What has happened to the Green Homes Grant?In addition to the DHRI, the government had been operating the Green Homes Grant (GHG) scheme in England, which provided an upfront subsidy in the form of a £5,000 voucher (per person, subject to a maximum of two per household) for installing energy improvements to homes. On 27 March 2021, the government announced that the GHG would be scrapped on 31 March 2021. £300m of the funds allocated to the GHG have now been diverted into Local Authority Delivery Scheme which allows local authorities to target low-income households for energy efficiency improvements.


The proposed successor schemes to the RHI, appear to all be narrower in scope, to reduce the possibility of unintended consequences and deliver on the government’s promise of net-zero by 2050, by reducing the UK’s reliance on fossil fuel gas and reducing the UK’s emissions profile. The relatively short period for the successor schemes perhaps reflects the level of government-funded research and development that is currently underway for green and blue hydrogen production and application.
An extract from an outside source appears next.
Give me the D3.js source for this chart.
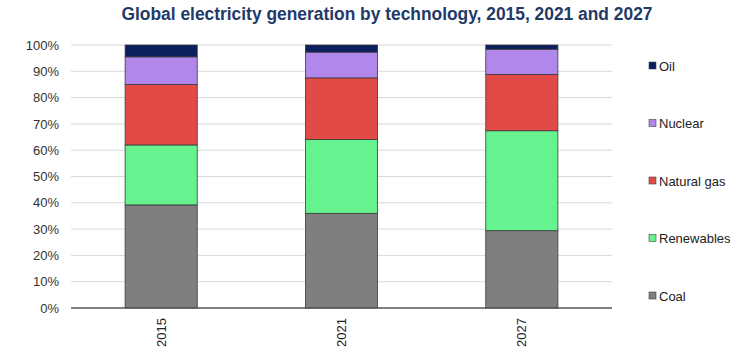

Hydrogen is currently being touted as a future frontrunner in the race to replace fossil fuel gas and it is likely that biomethane is being used by the government as a stop-gap due to the fairly sizeable existing generation capacity, depth of current expertise and its compatibility with existing gas infrastructure. It is definitely worth keeping an eye on the progress of the ongoing hydrogen technology trials, as the results will undoubtedly impact the investability of biomethane technology after the end of the proposed successor subsidies.